**TASK OBJECTIVE**
Look through the data below. Collect every line where the word "Recreate" occurs.

(Items from a data source)

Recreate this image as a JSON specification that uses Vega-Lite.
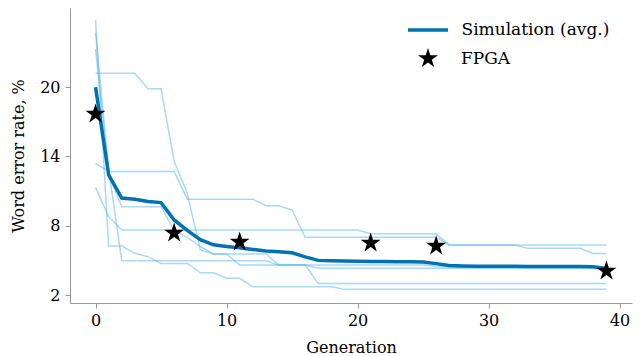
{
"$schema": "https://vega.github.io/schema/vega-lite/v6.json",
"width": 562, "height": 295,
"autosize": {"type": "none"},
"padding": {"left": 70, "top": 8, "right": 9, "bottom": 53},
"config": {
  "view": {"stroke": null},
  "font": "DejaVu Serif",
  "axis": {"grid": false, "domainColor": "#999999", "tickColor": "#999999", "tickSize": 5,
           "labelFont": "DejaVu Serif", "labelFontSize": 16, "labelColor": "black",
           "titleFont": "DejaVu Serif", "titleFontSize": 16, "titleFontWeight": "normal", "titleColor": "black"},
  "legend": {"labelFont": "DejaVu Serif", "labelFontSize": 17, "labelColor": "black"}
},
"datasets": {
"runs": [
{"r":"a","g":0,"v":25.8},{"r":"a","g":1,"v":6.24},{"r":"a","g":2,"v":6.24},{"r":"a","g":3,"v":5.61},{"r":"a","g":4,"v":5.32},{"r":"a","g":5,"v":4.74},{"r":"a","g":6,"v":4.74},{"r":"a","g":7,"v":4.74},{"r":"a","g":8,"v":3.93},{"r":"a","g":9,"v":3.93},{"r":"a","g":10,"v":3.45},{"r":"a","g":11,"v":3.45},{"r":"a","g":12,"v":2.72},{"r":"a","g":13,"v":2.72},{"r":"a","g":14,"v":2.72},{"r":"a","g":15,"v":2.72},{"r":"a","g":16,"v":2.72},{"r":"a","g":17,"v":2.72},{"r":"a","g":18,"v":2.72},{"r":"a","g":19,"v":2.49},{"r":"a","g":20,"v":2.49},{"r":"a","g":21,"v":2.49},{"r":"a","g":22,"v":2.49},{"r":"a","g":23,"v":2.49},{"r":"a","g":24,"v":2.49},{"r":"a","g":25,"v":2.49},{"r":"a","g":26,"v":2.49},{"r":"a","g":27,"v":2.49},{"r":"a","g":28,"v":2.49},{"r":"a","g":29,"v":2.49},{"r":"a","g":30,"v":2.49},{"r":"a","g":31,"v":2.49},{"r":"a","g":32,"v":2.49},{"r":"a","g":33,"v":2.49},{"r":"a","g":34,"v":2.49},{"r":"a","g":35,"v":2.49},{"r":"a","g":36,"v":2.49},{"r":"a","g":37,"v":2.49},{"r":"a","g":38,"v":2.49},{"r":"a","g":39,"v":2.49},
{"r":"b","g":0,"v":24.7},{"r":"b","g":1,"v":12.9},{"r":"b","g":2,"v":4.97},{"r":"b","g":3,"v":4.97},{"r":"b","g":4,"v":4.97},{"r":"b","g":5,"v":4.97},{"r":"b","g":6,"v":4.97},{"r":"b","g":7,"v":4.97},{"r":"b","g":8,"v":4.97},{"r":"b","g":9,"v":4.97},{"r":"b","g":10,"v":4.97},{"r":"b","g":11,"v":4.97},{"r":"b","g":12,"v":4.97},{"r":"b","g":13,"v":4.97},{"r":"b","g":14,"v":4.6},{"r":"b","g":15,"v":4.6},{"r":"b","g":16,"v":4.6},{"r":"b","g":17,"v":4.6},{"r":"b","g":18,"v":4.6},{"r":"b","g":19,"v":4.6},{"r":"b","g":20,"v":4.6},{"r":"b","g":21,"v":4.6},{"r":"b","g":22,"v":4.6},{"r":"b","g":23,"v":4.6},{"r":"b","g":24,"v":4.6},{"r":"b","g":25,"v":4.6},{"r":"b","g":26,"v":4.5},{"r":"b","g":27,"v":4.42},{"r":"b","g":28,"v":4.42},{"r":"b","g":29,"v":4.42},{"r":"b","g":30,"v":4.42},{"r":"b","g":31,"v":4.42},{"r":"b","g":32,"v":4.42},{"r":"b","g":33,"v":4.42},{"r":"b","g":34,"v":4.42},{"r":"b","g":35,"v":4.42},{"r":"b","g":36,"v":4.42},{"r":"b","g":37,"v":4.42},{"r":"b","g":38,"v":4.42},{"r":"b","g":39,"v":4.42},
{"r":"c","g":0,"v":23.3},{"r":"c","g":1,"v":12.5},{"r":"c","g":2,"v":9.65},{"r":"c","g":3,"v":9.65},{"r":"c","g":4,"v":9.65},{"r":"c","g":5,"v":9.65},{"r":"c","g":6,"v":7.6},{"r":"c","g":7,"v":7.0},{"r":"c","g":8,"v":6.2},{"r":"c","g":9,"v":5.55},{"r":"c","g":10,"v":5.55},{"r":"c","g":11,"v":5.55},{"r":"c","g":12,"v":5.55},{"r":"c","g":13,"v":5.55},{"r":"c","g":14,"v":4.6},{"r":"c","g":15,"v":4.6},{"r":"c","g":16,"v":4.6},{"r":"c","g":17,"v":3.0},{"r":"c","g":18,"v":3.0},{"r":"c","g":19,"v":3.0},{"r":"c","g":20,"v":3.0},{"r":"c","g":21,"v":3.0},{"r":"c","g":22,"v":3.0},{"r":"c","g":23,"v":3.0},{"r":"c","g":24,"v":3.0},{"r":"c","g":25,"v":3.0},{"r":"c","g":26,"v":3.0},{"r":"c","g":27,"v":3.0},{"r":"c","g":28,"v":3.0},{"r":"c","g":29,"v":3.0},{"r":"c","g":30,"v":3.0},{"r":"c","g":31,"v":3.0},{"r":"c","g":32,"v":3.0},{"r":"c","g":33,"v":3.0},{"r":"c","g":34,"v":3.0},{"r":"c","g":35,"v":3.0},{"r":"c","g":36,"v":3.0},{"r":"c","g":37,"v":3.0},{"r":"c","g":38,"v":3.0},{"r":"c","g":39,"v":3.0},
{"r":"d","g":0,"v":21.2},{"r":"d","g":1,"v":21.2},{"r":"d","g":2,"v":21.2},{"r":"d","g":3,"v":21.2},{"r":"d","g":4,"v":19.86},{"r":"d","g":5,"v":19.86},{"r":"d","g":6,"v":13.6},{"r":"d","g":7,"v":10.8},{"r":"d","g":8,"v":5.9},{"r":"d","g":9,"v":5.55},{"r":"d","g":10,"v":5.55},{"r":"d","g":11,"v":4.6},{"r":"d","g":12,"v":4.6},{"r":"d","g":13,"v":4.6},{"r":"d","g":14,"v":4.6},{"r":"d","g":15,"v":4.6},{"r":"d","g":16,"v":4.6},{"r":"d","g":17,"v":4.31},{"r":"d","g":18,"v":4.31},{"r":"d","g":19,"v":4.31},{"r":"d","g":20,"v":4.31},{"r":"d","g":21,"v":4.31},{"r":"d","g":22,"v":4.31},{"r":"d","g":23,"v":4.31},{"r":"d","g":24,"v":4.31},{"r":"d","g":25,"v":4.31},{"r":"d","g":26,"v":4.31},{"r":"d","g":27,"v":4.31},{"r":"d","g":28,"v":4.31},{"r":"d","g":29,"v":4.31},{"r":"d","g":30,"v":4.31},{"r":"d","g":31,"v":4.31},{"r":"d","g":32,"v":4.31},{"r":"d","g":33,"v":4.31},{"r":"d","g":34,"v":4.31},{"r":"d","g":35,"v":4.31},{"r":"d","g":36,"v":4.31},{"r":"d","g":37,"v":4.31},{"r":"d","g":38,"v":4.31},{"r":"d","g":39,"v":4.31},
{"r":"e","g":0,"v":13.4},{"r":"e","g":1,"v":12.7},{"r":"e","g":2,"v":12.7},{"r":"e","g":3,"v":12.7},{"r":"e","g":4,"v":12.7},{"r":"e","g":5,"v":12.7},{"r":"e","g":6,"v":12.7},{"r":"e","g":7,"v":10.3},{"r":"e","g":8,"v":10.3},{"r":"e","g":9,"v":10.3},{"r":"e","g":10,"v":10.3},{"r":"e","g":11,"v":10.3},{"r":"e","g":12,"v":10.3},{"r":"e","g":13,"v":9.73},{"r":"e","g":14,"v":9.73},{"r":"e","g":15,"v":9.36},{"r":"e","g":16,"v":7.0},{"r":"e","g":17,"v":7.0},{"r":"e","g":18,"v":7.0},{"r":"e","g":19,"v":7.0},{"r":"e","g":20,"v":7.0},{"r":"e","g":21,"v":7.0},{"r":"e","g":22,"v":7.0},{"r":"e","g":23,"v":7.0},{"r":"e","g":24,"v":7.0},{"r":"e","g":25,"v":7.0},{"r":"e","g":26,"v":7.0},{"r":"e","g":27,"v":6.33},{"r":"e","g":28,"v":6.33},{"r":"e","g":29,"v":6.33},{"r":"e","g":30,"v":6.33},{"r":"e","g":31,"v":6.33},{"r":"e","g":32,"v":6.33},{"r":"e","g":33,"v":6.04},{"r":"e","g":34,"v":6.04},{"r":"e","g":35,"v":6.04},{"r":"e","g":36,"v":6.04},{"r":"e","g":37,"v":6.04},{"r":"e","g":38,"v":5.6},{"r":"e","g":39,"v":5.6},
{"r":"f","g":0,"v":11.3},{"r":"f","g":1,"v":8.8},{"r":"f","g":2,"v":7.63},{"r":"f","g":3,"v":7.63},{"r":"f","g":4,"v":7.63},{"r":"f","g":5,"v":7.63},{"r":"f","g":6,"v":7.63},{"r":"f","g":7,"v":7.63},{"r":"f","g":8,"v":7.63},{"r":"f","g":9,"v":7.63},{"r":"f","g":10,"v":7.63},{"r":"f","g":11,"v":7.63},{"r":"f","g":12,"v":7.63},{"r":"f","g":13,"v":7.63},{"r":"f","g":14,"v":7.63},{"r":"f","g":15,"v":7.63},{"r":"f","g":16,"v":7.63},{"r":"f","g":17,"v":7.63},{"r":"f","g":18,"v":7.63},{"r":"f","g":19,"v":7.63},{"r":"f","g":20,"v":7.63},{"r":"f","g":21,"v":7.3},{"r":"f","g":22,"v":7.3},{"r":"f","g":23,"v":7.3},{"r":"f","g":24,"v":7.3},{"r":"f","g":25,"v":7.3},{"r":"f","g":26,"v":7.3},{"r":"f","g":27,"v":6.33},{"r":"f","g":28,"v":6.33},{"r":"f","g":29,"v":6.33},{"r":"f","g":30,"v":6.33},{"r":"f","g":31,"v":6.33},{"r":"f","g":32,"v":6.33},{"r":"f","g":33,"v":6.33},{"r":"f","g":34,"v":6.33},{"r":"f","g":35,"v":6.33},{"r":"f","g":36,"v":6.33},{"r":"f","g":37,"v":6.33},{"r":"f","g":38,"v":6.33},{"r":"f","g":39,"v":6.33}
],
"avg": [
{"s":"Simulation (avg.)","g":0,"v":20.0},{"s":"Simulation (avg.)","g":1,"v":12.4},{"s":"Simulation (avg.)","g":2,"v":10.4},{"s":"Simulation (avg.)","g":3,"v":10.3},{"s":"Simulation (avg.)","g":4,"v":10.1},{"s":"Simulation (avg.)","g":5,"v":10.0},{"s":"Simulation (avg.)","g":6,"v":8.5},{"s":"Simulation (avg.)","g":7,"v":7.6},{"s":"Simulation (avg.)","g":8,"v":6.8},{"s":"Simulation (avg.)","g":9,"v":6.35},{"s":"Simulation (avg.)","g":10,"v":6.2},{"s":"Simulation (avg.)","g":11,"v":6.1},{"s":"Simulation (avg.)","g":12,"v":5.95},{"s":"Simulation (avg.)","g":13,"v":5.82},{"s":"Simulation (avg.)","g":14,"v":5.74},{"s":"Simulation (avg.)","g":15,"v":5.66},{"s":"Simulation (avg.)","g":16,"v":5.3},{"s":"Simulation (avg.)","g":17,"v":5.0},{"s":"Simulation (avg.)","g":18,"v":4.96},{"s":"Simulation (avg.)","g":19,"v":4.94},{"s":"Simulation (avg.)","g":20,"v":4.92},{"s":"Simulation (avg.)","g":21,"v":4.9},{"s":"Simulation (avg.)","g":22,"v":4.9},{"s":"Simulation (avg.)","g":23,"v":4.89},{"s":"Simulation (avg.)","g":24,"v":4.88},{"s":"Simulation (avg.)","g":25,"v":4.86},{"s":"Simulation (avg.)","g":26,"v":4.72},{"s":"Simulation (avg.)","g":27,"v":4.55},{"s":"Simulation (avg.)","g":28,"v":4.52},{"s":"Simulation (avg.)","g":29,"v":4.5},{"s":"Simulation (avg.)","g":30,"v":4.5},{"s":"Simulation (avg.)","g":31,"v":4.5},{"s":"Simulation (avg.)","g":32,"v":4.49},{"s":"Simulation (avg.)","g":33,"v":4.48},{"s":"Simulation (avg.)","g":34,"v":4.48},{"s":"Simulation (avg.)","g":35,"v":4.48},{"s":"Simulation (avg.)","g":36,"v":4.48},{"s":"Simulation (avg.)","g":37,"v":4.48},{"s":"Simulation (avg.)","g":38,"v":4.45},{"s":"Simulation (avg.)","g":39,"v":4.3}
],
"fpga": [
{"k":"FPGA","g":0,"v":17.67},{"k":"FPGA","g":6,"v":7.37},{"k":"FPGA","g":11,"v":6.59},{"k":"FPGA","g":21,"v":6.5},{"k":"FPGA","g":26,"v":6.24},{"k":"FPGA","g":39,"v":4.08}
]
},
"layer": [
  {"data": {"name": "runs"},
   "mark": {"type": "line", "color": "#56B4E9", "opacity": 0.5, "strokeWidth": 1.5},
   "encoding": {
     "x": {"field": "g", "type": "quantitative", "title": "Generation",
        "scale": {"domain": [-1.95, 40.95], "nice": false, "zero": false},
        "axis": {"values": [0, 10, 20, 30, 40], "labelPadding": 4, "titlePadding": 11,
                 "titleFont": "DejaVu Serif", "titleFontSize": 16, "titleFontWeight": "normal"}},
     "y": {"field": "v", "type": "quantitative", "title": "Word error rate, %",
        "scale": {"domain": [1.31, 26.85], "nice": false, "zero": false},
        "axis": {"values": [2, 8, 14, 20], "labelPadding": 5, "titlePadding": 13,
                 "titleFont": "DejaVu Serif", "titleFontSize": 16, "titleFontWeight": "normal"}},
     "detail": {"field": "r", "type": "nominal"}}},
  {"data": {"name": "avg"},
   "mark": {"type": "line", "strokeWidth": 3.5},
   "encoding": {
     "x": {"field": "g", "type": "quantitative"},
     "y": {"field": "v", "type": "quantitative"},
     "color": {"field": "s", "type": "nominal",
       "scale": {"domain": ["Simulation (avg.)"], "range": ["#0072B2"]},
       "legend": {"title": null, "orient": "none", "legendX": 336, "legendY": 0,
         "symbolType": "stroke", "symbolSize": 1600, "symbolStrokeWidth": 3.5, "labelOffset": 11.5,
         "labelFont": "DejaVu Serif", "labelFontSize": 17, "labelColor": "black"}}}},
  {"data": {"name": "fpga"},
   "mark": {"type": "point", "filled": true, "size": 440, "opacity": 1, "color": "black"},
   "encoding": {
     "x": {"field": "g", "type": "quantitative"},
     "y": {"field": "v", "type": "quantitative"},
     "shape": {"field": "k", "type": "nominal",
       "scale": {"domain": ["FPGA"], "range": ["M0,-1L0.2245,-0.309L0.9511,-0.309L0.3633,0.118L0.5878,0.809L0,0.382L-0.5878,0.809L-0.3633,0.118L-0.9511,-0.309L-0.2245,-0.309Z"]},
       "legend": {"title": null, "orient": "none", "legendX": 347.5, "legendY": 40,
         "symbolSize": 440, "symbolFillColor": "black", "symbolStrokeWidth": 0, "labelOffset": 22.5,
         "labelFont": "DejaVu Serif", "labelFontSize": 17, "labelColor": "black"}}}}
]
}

==

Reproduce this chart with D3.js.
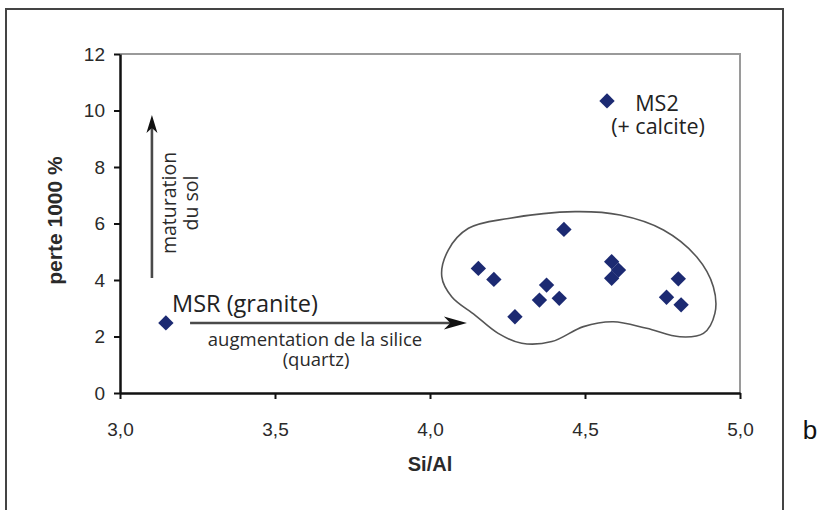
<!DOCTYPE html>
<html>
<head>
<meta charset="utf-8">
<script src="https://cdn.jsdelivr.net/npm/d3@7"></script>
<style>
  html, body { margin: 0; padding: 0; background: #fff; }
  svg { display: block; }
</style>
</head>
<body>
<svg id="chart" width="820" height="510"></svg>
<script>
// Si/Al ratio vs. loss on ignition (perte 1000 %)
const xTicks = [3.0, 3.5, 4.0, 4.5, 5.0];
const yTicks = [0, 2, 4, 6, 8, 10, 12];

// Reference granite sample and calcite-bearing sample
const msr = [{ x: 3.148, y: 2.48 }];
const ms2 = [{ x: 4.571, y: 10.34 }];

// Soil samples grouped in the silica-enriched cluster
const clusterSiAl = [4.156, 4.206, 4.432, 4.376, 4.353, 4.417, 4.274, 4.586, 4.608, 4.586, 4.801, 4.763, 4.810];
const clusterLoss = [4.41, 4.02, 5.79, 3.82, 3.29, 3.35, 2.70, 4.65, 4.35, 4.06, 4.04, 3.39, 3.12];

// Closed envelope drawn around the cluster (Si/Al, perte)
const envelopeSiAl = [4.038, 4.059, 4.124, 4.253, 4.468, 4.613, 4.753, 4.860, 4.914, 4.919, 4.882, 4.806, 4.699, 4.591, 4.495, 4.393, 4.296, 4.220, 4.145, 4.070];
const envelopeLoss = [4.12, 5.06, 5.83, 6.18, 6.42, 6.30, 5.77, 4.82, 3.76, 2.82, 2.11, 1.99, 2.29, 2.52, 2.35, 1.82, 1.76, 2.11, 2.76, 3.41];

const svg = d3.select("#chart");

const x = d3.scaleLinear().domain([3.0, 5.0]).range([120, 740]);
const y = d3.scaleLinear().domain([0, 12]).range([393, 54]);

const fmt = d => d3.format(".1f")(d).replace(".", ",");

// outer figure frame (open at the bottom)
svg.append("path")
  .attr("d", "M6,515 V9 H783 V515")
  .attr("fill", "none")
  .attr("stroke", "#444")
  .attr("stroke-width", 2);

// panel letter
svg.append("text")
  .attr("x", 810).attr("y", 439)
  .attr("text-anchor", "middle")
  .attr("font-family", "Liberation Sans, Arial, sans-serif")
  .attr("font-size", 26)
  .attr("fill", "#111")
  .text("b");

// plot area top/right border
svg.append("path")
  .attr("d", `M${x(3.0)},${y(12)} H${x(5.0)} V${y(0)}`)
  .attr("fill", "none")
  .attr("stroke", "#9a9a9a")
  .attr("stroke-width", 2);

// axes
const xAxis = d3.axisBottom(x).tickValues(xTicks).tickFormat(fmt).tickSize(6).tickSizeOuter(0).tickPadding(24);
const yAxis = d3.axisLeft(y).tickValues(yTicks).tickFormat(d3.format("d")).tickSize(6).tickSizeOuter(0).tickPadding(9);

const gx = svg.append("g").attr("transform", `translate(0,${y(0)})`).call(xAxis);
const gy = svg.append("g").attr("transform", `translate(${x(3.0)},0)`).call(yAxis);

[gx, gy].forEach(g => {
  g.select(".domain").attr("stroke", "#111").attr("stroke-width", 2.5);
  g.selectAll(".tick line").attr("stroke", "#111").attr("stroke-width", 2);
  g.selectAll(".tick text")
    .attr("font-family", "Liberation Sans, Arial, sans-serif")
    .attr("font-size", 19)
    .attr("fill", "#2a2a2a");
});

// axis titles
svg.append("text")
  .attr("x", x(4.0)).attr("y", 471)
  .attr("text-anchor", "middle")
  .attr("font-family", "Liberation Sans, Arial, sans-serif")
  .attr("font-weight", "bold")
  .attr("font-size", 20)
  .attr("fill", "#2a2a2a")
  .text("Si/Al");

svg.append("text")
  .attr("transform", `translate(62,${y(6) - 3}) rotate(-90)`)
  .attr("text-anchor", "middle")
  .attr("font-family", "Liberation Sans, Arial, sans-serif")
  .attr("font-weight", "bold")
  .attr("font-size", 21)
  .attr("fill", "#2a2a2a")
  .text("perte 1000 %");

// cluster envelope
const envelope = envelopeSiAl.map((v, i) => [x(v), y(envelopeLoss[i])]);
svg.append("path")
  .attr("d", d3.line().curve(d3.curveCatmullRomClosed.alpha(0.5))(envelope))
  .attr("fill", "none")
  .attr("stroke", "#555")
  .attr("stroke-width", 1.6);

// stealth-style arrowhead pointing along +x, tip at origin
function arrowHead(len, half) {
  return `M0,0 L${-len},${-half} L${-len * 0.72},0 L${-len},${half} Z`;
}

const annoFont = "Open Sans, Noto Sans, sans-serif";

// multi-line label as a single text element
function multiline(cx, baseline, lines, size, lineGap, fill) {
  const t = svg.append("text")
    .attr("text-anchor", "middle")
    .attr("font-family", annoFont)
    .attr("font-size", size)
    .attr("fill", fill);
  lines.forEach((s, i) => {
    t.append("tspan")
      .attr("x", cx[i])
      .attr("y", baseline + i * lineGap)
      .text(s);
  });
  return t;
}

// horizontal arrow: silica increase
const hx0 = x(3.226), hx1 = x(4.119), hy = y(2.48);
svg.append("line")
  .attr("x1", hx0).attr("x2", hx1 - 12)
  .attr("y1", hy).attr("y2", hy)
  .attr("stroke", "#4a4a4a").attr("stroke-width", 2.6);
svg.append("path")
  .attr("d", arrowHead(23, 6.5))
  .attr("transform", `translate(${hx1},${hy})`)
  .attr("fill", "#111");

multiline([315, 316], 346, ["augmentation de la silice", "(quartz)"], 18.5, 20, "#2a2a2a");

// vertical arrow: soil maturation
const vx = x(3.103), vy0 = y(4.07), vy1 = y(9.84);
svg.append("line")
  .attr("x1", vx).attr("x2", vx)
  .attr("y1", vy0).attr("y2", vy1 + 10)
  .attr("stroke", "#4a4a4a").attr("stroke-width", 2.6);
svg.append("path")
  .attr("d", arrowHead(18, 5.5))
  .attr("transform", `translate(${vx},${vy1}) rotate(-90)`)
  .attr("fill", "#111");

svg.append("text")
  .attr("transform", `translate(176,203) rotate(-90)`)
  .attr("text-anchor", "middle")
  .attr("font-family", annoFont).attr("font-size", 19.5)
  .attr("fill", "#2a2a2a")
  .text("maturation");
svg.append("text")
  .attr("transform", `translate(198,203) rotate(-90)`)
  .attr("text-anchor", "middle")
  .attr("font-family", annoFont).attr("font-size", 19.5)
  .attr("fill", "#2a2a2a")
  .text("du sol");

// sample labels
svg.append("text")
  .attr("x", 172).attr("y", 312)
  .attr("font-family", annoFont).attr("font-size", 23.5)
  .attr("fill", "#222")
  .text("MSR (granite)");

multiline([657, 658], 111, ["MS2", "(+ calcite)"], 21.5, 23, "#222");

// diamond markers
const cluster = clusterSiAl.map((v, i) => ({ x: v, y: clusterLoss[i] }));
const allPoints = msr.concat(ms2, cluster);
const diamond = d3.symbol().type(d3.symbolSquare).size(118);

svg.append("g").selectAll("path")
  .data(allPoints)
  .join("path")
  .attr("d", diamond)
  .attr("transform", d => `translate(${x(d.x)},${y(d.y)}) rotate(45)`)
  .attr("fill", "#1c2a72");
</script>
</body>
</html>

==

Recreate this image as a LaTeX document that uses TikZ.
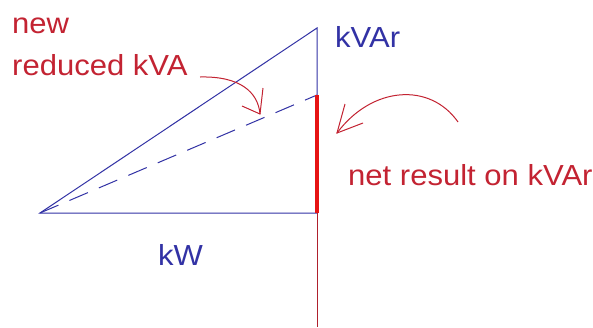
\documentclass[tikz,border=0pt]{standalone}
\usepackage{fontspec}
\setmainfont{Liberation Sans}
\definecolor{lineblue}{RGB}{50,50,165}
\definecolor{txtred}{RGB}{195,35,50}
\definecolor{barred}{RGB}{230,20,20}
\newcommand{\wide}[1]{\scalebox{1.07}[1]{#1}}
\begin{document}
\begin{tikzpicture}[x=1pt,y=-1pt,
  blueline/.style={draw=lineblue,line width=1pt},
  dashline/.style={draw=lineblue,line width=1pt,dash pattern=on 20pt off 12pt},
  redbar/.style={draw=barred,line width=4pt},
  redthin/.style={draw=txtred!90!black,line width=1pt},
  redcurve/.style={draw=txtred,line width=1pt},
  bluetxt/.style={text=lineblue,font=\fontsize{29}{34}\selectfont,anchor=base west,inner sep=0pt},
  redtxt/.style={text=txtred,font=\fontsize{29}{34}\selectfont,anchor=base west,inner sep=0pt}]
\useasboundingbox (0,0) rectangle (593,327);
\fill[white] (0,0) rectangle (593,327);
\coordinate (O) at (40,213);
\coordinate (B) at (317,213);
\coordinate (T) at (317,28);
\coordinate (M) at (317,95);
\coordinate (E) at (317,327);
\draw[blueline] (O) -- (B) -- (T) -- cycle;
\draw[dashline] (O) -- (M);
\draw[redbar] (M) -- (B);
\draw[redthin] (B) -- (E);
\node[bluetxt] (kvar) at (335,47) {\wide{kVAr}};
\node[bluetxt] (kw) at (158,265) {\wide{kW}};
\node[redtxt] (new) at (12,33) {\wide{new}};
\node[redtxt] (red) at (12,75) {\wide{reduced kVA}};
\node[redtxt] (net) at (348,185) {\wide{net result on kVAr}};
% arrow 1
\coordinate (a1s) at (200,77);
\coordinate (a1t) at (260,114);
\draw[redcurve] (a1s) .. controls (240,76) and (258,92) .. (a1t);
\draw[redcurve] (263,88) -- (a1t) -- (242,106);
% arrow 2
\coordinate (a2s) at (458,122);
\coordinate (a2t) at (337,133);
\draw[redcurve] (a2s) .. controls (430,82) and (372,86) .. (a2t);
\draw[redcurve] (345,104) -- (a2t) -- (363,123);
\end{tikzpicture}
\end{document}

**TASK ANSWER**
Recreate this image as a JSON specification that uses Vega-Lite.
Recreate this image as a LaTeX document that uses TikZ.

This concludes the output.